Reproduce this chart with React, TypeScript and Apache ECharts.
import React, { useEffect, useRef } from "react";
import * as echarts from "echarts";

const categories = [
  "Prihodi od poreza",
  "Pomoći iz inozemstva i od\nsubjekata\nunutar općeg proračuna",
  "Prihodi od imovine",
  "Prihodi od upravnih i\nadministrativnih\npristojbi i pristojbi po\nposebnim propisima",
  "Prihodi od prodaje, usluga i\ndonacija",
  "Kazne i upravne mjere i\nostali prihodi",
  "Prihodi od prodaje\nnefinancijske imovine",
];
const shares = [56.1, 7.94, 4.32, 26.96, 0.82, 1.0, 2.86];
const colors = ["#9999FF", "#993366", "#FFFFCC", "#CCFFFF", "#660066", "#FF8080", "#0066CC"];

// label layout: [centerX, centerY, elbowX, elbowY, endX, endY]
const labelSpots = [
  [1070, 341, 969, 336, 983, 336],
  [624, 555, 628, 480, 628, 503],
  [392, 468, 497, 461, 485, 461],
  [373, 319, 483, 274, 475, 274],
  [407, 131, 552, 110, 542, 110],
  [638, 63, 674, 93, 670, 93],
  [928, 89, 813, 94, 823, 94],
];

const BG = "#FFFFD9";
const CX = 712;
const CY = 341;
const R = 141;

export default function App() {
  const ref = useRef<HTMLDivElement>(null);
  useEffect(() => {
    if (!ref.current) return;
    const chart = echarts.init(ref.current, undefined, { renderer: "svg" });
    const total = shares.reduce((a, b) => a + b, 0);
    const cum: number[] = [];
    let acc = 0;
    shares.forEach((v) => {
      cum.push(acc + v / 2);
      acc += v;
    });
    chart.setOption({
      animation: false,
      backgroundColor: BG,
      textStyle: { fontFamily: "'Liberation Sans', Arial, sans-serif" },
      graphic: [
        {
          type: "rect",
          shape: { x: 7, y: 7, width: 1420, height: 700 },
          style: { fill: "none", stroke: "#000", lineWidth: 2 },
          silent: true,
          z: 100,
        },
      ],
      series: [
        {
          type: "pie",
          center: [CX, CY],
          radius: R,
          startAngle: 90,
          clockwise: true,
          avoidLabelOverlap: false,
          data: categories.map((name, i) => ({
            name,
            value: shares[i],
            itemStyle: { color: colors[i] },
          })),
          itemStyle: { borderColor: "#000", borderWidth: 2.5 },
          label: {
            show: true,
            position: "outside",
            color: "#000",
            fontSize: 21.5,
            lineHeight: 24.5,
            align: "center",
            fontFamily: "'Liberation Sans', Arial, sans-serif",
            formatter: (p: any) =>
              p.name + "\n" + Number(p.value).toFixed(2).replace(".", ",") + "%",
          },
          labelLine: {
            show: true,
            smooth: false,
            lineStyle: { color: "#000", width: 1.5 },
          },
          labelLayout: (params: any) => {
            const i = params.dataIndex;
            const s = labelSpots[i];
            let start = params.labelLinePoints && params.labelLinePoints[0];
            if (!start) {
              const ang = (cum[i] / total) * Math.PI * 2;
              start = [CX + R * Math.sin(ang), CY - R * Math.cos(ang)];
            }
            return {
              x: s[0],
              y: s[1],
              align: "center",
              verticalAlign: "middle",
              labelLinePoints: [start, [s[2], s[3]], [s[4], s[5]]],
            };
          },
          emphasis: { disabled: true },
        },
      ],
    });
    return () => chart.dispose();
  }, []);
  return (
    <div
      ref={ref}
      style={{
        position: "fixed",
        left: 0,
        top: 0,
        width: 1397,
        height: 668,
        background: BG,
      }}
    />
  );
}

*SET EXERCISE*.
Print the material above once more, exactly.

*WRITTEN REPLY*.
Reproduce this chart with React, TypeScript and Apache ECharts.
import React, { useEffect, useRef } from "react";
import * as echarts from "echarts";

const categories = [
  "Prihodi od poreza",
  "Pomoći iz inozemstva i od\nsubjekata\nunutar općeg proračuna",
  "Prihodi od imovine",
  "Prihodi od upravnih i\nadministrativnih\npristojbi i pristojbi po\nposebnim propisima",
  "Prihodi od prodaje, usluga i\ndonacija",
  "Kazne i upravne mjere i\nostali prihodi",
  "Prihodi od prodaje\nnefinancijske imovine",
];
const shares = [56.1, 7.94, 4.32, 26.96, 0.82, 1.0, 2.86];
const colors = ["#9999FF", "#993366", "#FFFFCC", "#CCFFFF", "#660066", "#FF8080", "#0066CC"];

// label layout: [centerX, centerY, elbowX, elbowY, endX, endY]
const labelSpots = [
  [1070, 341, 969, 336, 983, 336],
  [624, 555, 628, 480, 628, 503],
  [392, 468, 497, 461, 485, 461],
  [373, 319, 483, 274, 475, 274],
  [407, 131, 552, 110, 542, 110],
  [638, 63, 674, 93, 670, 93],
  [928, 89, 813, 94, 823, 94],
];

const BG = "#FFFFD9";
const CX = 712;
const CY = 341;
const R = 141;

export default function App() {
  const ref = useRef<HTMLDivElement>(null);
  useEffect(() => {
    if (!ref.current) return;
    const chart = echarts.init(ref.current, undefined, { renderer: "svg" });
    const total = shares.reduce((a, b) => a + b, 0);
    const cum: number[] = [];
    let acc = 0;
    shares.forEach((v) => {
      cum.push(acc + v / 2);
      acc += v;
    });
    chart.setOption({
      animation: false,
      backgroundColor: BG,
      textStyle: { fontFamily: "'Liberation Sans', Arial, sans-serif" },
      graphic: [
        {
          type: "rect",
          shape: { x: 7, y: 7, width: 1420, height: 700 },
          style: { fill: "none", stroke: "#000", lineWidth: 2 },
          silent: true,
          z: 100,
        },
      ],
      series: [
        {
          type: "pie",
          center: [CX, CY],
          radius: R,
          startAngle: 90,
          clockwise: true,
          avoidLabelOverlap: false,
          data: categories.map((name, i) => ({
            name,
            value: shares[i],
            itemStyle: { color: colors[i] },
          })),
          itemStyle: { borderColor: "#000", borderWidth: 2.5 },
          label: {
            show: true,
            position: "outside",
            color: "#000",
            fontSize: 21.5,
            lineHeight: 24.5,
            align: "center",
            fontFamily: "'Liberation Sans', Arial, sans-serif",
            formatter: (p: any) =>
              p.name + "\n" + Number(p.value).toFixed(2).replace(".", ",") + "%",
          },
          labelLine: {
            show: true,
            smooth: false,
            lineStyle: { color: "#000", width: 1.5 },
          },
          labelLayout: (params: any) => {
            const i = params.dataIndex;
            const s = labelSpots[i];
            let start = params.labelLinePoints && params.labelLinePoints[0];
            if (!start) {
              const ang = (cum[i] / total) * Math.PI * 2;
              start = [CX + R * Math.sin(ang), CY - R * Math.cos(ang)];
            }
            return {
              x: s[0],
              y: s[1],
              align: "center",
              verticalAlign: "middle",
              labelLinePoints: [start, [s[2], s[3]], [s[4], s[5]]],
            };
          },
          emphasis: { disabled: true },
        },
      ],
    });
    return () => chart.dispose();
  }, []);
  return (
    <div
      ref={ref}
      style={{
        position: "fixed",
        left: 0,
        top: 0,
        width: 1397,
        height: 668,
        background: BG,
      }}
    />
  );
}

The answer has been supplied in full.